◆ INSTRUCTIONS FOR THE TASK ◆
Repeat the listing in full, word for word.

◆ RECORDED INFORMATION ◆

:::

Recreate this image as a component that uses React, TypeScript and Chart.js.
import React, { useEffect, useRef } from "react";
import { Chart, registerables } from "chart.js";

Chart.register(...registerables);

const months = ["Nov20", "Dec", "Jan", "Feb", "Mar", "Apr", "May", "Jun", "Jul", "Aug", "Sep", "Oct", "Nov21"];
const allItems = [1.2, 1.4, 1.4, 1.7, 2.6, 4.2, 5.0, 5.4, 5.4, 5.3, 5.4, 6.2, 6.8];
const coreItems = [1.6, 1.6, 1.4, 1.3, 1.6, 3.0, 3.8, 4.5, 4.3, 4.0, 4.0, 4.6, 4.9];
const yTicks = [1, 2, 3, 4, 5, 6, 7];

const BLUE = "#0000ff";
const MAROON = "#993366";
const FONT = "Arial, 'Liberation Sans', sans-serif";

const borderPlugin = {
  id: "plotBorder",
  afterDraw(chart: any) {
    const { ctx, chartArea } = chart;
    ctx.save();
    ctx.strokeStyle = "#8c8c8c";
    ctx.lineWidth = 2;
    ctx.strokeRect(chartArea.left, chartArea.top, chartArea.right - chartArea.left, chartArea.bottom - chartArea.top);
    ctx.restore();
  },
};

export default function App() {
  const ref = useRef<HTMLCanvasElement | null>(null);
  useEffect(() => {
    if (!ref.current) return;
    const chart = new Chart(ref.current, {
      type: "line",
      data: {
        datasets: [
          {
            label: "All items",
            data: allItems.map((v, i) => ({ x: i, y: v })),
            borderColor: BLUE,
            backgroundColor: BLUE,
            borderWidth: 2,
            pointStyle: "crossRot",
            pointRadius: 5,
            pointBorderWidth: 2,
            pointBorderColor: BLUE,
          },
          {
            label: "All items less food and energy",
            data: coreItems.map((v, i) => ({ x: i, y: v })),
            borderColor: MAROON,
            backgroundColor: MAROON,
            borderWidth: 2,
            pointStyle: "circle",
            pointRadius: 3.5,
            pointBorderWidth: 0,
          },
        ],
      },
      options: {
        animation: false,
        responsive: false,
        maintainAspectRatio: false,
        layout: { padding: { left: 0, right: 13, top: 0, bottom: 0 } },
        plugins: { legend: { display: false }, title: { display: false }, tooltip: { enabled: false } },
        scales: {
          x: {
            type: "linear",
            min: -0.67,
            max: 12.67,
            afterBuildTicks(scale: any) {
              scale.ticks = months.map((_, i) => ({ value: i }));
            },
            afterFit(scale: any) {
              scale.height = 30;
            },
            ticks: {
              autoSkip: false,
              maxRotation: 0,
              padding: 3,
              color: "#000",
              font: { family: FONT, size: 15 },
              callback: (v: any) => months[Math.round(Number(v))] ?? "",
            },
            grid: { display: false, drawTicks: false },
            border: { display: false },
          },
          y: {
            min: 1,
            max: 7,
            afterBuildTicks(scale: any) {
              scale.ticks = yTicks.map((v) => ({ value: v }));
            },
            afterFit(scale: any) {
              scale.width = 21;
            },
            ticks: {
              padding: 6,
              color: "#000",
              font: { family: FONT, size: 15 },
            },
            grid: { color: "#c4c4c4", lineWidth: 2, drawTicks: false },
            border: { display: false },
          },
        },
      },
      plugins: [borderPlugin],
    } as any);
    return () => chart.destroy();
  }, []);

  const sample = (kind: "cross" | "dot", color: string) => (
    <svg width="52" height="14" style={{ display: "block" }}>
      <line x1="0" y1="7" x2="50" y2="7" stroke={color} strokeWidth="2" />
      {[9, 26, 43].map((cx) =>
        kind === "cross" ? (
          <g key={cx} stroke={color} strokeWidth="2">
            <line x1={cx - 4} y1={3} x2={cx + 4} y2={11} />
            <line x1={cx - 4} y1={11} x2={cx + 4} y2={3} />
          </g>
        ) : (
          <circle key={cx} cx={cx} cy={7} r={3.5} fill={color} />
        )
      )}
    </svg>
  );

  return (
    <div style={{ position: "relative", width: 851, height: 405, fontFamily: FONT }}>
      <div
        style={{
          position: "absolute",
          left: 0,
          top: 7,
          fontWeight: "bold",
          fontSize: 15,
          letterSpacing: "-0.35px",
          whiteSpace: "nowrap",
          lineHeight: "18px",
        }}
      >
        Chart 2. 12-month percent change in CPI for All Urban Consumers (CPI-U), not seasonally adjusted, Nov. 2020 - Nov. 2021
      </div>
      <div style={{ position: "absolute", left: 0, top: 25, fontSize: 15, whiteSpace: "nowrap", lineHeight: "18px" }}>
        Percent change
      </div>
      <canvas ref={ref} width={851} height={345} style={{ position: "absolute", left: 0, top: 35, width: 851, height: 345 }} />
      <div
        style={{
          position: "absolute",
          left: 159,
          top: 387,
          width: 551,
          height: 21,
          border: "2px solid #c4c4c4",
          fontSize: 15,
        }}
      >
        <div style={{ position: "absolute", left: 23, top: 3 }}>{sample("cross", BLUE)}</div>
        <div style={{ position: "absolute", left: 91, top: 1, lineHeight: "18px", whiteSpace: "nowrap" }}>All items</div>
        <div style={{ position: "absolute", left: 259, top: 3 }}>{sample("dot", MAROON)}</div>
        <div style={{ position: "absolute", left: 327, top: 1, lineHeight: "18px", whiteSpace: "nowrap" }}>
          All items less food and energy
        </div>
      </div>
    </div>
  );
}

:::

◆ WRITTEN RESPONSE ◆
Recreate this image as a component that uses React, TypeScript and Chart.js.
import React, { useEffect, useRef } from "react";
import { Chart, registerables } from "chart.js";

Chart.register(...registerables);

const months = ["Nov20", "Dec", "Jan", "Feb", "Mar", "Apr", "May", "Jun", "Jul", "Aug", "Sep", "Oct", "Nov21"];
const allItems = [1.2, 1.4, 1.4, 1.7, 2.6, 4.2, 5.0, 5.4, 5.4, 5.3, 5.4, 6.2, 6.8];
const coreItems = [1.6, 1.6, 1.4, 1.3, 1.6, 3.0, 3.8, 4.5, 4.3, 4.0, 4.0, 4.6, 4.9];
const yTicks = [1, 2, 3, 4, 5, 6, 7];

const BLUE = "#0000ff";
const MAROON = "#993366";
const FONT = "Arial, 'Liberation Sans', sans-serif";

const borderPlugin = {
  id: "plotBorder",
  afterDraw(chart: any) {
    const { ctx, chartArea } = chart;
    ctx.save();
    ctx.strokeStyle = "#8c8c8c";
    ctx.lineWidth = 2;
    ctx.strokeRect(chartArea.left, chartArea.top, chartArea.right - chartArea.left, chartArea.bottom - chartArea.top);
    ctx.restore();
  },
};

export default function App() {
  const ref = useRef<HTMLCanvasElement | null>(null);
  useEffect(() => {
    if (!ref.current) return;
    const chart = new Chart(ref.current, {
      type: "line",
      data: {
        datasets: [
          {
            label: "All items",
            data: allItems.map((v, i) => ({ x: i, y: v })),
            borderColor: BLUE,
            backgroundColor: BLUE,
            borderWidth: 2,
            pointStyle: "crossRot",
            pointRadius: 5,
            pointBorderWidth: 2,
            pointBorderColor: BLUE,
          },
          {
            label: "All items less food and energy",
            data: coreItems.map((v, i) => ({ x: i, y: v })),
            borderColor: MAROON,
            backgroundColor: MAROON,
            borderWidth: 2,
            pointStyle: "circle",
            pointRadius: 3.5,
            pointBorderWidth: 0,
          },
        ],
      },
      options: {
        animation: false,
        responsive: false,
        maintainAspectRatio: false,
        layout: { padding: { left: 0, right: 13, top: 0, bottom: 0 } },
        plugins: { legend: { display: false }, title: { display: false }, tooltip: { enabled: false } },
        scales: {
          x: {
            type: "linear",
            min: -0.67,
            max: 12.67,
            afterBuildTicks(scale: any) {
              scale.ticks = months.map((_, i) => ({ value: i }));
            },
            afterFit(scale: any) {
              scale.height = 30;
            },
            ticks: {
              autoSkip: false,
              maxRotation: 0,
              padding: 3,
              color: "#000",
              font: { family: FONT, size: 15 },
              callback: (v: any) => months[Math.round(Number(v))] ?? "",
            },
            grid: { display: false, drawTicks: false },
            border: { display: false },
          },
          y: {
            min: 1,
            max: 7,
            afterBuildTicks(scale: any) {
              scale.ticks = yTicks.map((v) => ({ value: v }));
            },
            afterFit(scale: any) {
              scale.width = 21;
            },
            ticks: {
              padding: 6,
              color: "#000",
              font: { family: FONT, size: 15 },
            },
            grid: { color: "#c4c4c4", lineWidth: 2, drawTicks: false },
            border: { display: false },
          },
        },
      },
      plugins: [borderPlugin],
    } as any);
    return () => chart.destroy();
  }, []);

  const sample = (kind: "cross" | "dot", color: string) => (
    <svg width="52" height="14" style={{ display: "block" }}>
      <line x1="0" y1="7" x2="50" y2="7" stroke={color} strokeWidth="2" />
      {[9, 26, 43].map((cx) =>
        kind === "cross" ? (
          <g key={cx} stroke={color} strokeWidth="2">
            <line x1={cx - 4} y1={3} x2={cx + 4} y2={11} />
            <line x1={cx - 4} y1={11} x2={cx + 4} y2={3} />
          </g>
        ) : (
          <circle key={cx} cx={cx} cy={7} r={3.5} fill={color} />
        )
      )}
    </svg>
  );

  return (
    <div style={{ position: "relative", width: 851, height: 405, fontFamily: FONT }}>
      <div
        style={{
          position: "absolute",
          left: 0,
          top: 7,
          fontWeight: "bold",
          fontSize: 15,
          letterSpacing: "-0.35px",
          whiteSpace: "nowrap",
          lineHeight: "18px",
        }}
      >
        Chart 2. 12-month percent change in CPI for All Urban Consumers (CPI-U), not seasonally adjusted, Nov. 2020 - Nov. 2021
      </div>
      <div style={{ position: "absolute", left: 0, top: 25, fontSize: 15, whiteSpace: "nowrap", lineHeight: "18px" }}>
        Percent change
      </div>
      <canvas ref={ref} width={851} height={345} style={{ position: "absolute", left: 0, top: 35, width: 851, height: 345 }} />
      <div
        style={{
          position: "absolute",
          left: 159,
          top: 387,
          width: 551,
          height: 21,
          border: "2px solid #c4c4c4",
          fontSize: 15,
        }}
      >
        <div style={{ position: "absolute", left: 23, top: 3 }}>{sample("cross", BLUE)}</div>
        <div style={{ position: "absolute", left: 91, top: 1, lineHeight: "18px", whiteSpace: "nowrap" }}>All items</div>
        <div style={{ position: "absolute", left: 259, top: 3 }}>{sample("dot", MAROON)}</div>
        <div style={{ position: "absolute", left: 327, top: 1, lineHeight: "18px", whiteSpace: "nowrap" }}>
          All items less food and energy
        </div>
      </div>
    </div>
  );
}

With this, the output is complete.